DATA BLOCK:

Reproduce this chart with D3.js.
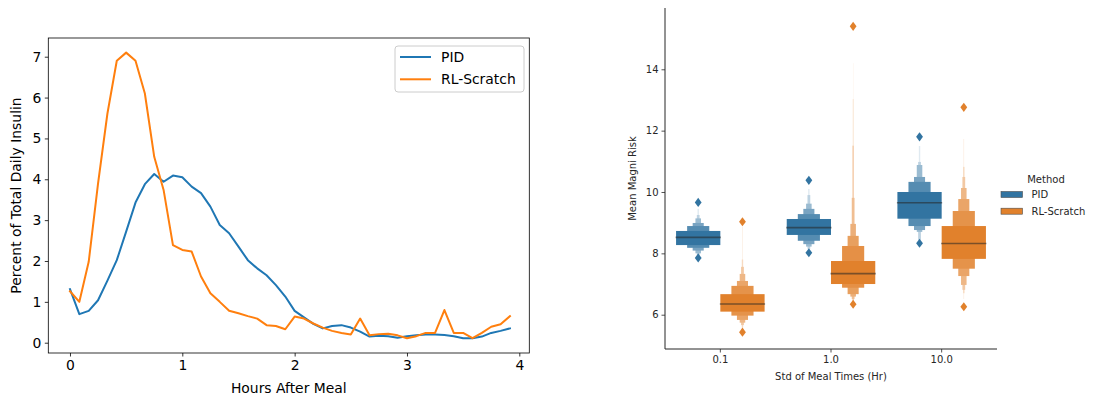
<!DOCTYPE html>
<html lang="en">
<head>
<meta charset="utf-8">
<title>Insulin profile and Magni risk</title>
<script src="https://cdn.jsdelivr.net/npm/d3@7"></script>
<style>
  body { margin: 0; background: #fff; }
  svg { font-family: "DejaVu Sans", sans-serif; }
</style>
</head>
<body>
<div id="bod"></div>
<script>
// ---- left chart data: percent of total daily insulin, every 5 minutes after meal
const minutesAfterMeal = [0, 5, 10, 15, 20, 25, 30, 35, 40, 45, 50, 55,
  60, 65, 70, 75, 80, 85, 90, 95, 100, 105, 110, 115,
  120, 125, 130, 135, 140, 145, 150, 155, 160, 165, 170, 175,
  180, 185, 190, 195, 200, 205, 210, 215, 220, 225, 230, 235]
const pidInsulin = [1.31, 0.70, 0.78, 1.04, 1.52, 2.02, 2.72, 3.43, 3.88, 4.13, 3.94, 4.09,
  4.05, 3.82, 3.66, 3.33, 2.88, 2.68, 2.35, 2.02, 1.82, 1.65, 1.41, 1.13,
  0.78, 0.62, 0.46, 0.35, 0.41, 0.43, 0.37, 0.27, 0.15, 0.17, 0.16, 0.12,
  0.16, 0.18, 0.20, 0.20, 0.19, 0.16, 0.11, 0.11, 0.15, 0.24, 0.29, 0.35]
const rlInsulin = [1.26, 1.00, 1.98, 3.90, 5.61, 6.90, 7.10, 6.90, 6.10, 4.55, 3.74, 2.39,
  2.27, 2.23, 1.62, 1.21, 1.00, 0.78, 0.72, 0.65, 0.59, 0.43, 0.41, 0.33,
  0.64, 0.59, 0.47, 0.37, 0.29, 0.24, 0.20, 0.59, 0.18, 0.21, 0.22, 0.18,
  0.11, 0.16, 0.24, 0.24, 0.80, 0.24, 0.24, 0.11, 0.24, 0.39, 0.45, 0.65]
const leftSeries = ["PID", "RL-Scratch"]
const leftXTicks = [0, 1, 2, 3, 4]
const leftYTicks = [0, 1, 2, 3, 4, 5, 6, 7]

// ---- right chart data: letter-value (boxen) summaries of mean Magni risk
const stdCategories = ["0.1", "1.0", "10.0"]
const methods = ["PID", "RL-Scratch"]
const pidMedians = [8.52, 8.84, 9.65]
const rlMedians = [6.35, 7.34, 8.32]
// letter-value boxes from the innermost outward: [low, high]
const pidLevels = [
  [[8.27, 8.73], [8.18, 8.89], [8.09, 8.99], [8.00, 9.14], [7.93, 9.25], [7.90, 9.45]],
  [[8.60, 9.12], [8.41, 9.28], [8.30, 9.45], [8.22, 9.62], [8.15, 9.90], [8.10, 10.1]],
  [[9.13, 10.00], [8.89, 10.33], [8.76, 10.49], [8.70, 10.88], [8.44, 10.98], [8.40, 11.50]]
]
const rlLevels = [
  [[6.10, 6.67], [5.97, 6.94], [5.83, 7.10], [5.74, 7.33], [5.66, 7.56], [5.58, 7.80], [5.52, 8.87]],
  [[7.00, 7.75], [6.88, 8.24], [6.67, 8.57], [6.59, 8.96], [6.51, 9.81], [6.45, 11.51], [6.42, 13.03], [6.40, 14.20]],
  [[7.82, 8.89], [7.50, 9.38], [7.26, 9.77], [6.97, 10.13], [6.81, 10.49], [6.70, 10.82], [6.51, 11.73]]
]
const pidOutliers = [[7.85, 9.66], [8.02, 10.38], [8.33, 11.80]]
const rlOutliers = [[5.43, 9.03], [6.34, 15.40], [6.26, 12.76]]
const rightYTicks = [6, 8, 10, 12, 14]

const lineColors = ["#1f77b4", "#ff7f0e"]
const boxColors = ["#3274a1", "#e1812c"]

const svg = d3.select("#bod").append("svg")
  .attr("width", 1094)
  .attr("height", 399)

// ================= left chart =================
const L = {left: 48.3, right: 529.3, top: 38, bottom: 353}
const xL = d3.scaleLinear().domain([-0.193, 4.089]).range([L.left, L.right])
const yL = d3.scaleLinear().domain([-0.252, 7.458]).range([L.bottom, L.top])

const gl = svg.append("g")

gl.append("g")
  .attr("transform", "translate(0," + L.bottom + ")")
  .call(d3.axisBottom(xL).tickValues(leftXTicks).tickFormat(d3.format("d")).tickSizeOuter(0).tickSize(3.5).tickPadding(3.5))
  .call(a => a.select(".domain").remove())
  .call(a => a.selectAll("text").attr("font-size", 13.9).attr("fill", "#000").attr("font-family", "DejaVu Sans"))
  .call(a => a.selectAll("line").attr("stroke", "#000").attr("stroke-width", 0.8))

gl.append("g")
  .attr("transform", "translate(" + L.left + ",0)")
  .call(d3.axisLeft(yL).tickValues(leftYTicks).tickFormat(d3.format("d")).tickSizeOuter(0).tickSize(3.5).tickPadding(3.5))
  .call(a => a.select(".domain").remove())
  .call(a => a.selectAll("text").attr("font-size", 13.9).attr("fill", "#000").attr("font-family", "DejaVu Sans"))
  .call(a => a.selectAll("line").attr("stroke", "#000").attr("stroke-width", 0.8))

const line = d3.line()
  .x((d, i) => xL(minutesAfterMeal[i] / 60))
  .y(d => yL(d))

const clip = svg.append("defs").append("clipPath").attr("id", "clipL")
clip.append("rect").attr("x", L.left).attr("y", L.top).attr("width", L.right - L.left).attr("height", L.bottom - L.top)

gl.append("g").attr("clip-path", "url(#clipL)")
  .selectAll("path.series")
  .data([pidInsulin, rlInsulin])
  .join("path")
    .attr("class", "series")
    .attr("d", line)
    .attr("fill", "none")
    .attr("stroke", (d, i) => lineColors[i])
    .attr("stroke-width", 2)
    .attr("stroke-linejoin", "round")
    .attr("stroke-linecap", "square")

// frame
gl.append("rect")
  .attr("x", L.left).attr("y", L.top)
  .attr("width", L.right - L.left).attr("height", L.bottom - L.top)
  .attr("fill", "none").attr("stroke", "#000").attr("stroke-width", 0.8)

// legend
const lg = gl.append("g")
lg.append("rect")
  .attr("x", 395).attr("y", 46).attr("width", 129).attr("height", 46)
  .attr("rx", 3).attr("fill", "#fff").attr("fill-opacity", 0.8)
  .attr("stroke", "#cccccc").attr("stroke-width", 1)
leftSeries.forEach((name, i) => {
  const yy = 57 + i * 22.3
  lg.append("line").attr("x1", 400).attr("x2", 431).attr("y1", yy).attr("y2", yy)
    .attr("stroke", lineColors[i]).attr("stroke-width", 2)
  lg.append("text").attr("x", 441).attr("y", yy + 5).attr("font-size", 13.9).attr("fill", "#000").text(name)
})

gl.append("text")
  .attr("x", (L.left + L.right) / 2).attr("y", 392.5)
  .attr("text-anchor", "middle").attr("font-size", 13.9).attr("fill", "#000")
  .text("Hours After Meal")
gl.append("text")
  .attr("transform", "translate(21," + (L.top + L.bottom) / 2 + ") rotate(-90)")
  .attr("text-anchor", "middle").attr("font-size", 13.9).attr("fill", "#000")
  .text("Percent of Total Daily Insulin")

// ================= right chart =================
const R = {left: 665, right: 997, top: 8, bottom: 349}
const xR = d3.scaleBand().domain(stdCategories).range([R.left, R.right]).padding(0)
const yR = d3.scaleLinear().domain([4.882, 15.998]).range([R.bottom, R.top])
const bw = xR.bandwidth()
const hueOffset = [-0.2 * bw, 0.2 * bw]
const boxWidth = 0.4 * bw
const ink = "#262626"

const gr = svg.append("g")

const diamond = "M0,-4.6L3.4,0L0,4.6L-3.4,0Z"

function drawBoxen(cx, median, levels, outliers, color) {
  const n = levels.length
  const light = d3.interpolateRgb(color, "#ffffff")(0.85)
  const g = gr.append("g")
  // draw from the outermost (thin, light) to the innermost (wide, saturated)
  for (let j = n - 1; j >= 0; j--) {
    const w = boxWidth * Math.pow(0.5, j)
    const c = d3.interpolateRgb(color, light)(n > 1 ? j / (n - 1) : 0)
    g.append("rect")
      .attr("x", cx - w / 2).attr("width", w)
      .attr("y", yR(levels[j][1])).attr("height", yR(levels[j][0]) - yR(levels[j][1]))
      .attr("fill", c)
  }
  g.append("line")
    .attr("x1", cx - boxWidth / 2 - 0.5).attr("x2", cx + boxWidth / 2 + 0.5)
    .attr("y1", yR(median)).attr("y2", yR(median))
    .attr("stroke", ink).attr("stroke-opacity", 0.55).attr("stroke-width", 1.6)
  outliers.forEach(o => {
    g.append("path").attr("d", diamond)
      .attr("transform", "translate(" + cx + "," + yR(o) + ")")
      .attr("fill", color)
  })
}

stdCategories.forEach((cat, k) => {
  const center = xR(cat) + bw / 2
  drawBoxen(center + hueOffset[0], pidMedians[k], pidLevels[k], pidOutliers[k], boxColors[0])
  drawBoxen(center + hueOffset[1], rlMedians[k], rlLevels[k], rlOutliers[k], boxColors[1])
})

gr.append("g")
  .attr("transform", "translate(0," + R.bottom + ")")
  .call(d3.axisBottom(xR).tickSizeOuter(0).tickSize(3.5).tickPadding(3))
  .call(a => a.select(".domain").remove())
  .call(a => a.selectAll("text").attr("font-size", 10).attr("fill", ink).attr("font-family", "DejaVu Sans"))
  .call(a => a.selectAll(".tick line").attr("stroke", ink).attr("stroke-width", 0.8))

gr.append("g")
  .attr("transform", "translate(" + R.left + ",0)")
  .call(d3.axisLeft(yR).tickValues(rightYTicks).tickFormat(d3.format("d")).tickSizeOuter(0).tickSize(3.5).tickPadding(3))
  .call(a => a.select(".domain").remove())
  .call(a => a.selectAll("text").attr("font-size", 10).attr("fill", ink).attr("font-family", "DejaVu Sans"))
  .call(a => a.selectAll(".tick line").attr("stroke", ink).attr("stroke-width", 0.8))

// left and bottom spines only
gr.append("path")
  .attr("d", "M" + R.left + "," + R.top + "V" + R.bottom + "H" + R.right)
  .attr("fill", "none").attr("stroke", ink).attr("stroke-width", 1)

gr.append("text")
  .attr("x", (R.left + R.right) / 2).attr("y", 380)
  .attr("text-anchor", "middle").attr("font-size", 10).attr("fill", ink)
  .text("Std of Meal Times (Hr)")
gr.append("text")
  .attr("transform", "translate(636," + (R.top + R.bottom) / 2 + ") rotate(-90)")
  .attr("text-anchor", "middle").attr("font-size", 10).attr("fill", ink)
  .text("Mean Magni Risk")

// legend
const rg = gr.append("g")
rg.append("text").attr("x", 1046).attr("y", 183).attr("text-anchor", "middle")
  .attr("font-size", 10).attr("fill", ink).text("Method")
methods.forEach((m, i) => {
  const yy = 194.5 + i * 16.7
  rg.append("rect").attr("x", 1001).attr("y", yy - 3).attr("width", 21.5).attr("height", 6)
    .attr("fill", boxColors[i]).attr("stroke", "#4d4d4d").attr("stroke-width", 0.6)
  rg.append("text").attr("x", 1031.5).attr("y", yy + 3.6)
    .attr("font-size", 10).attr("fill", ink).text(m)
})
</script>
</body>
</html>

WHAT TO DO: Only the number is wanted: how many lines contain the string "chart"?

ANSWER FOR THIS EXERCISE: 5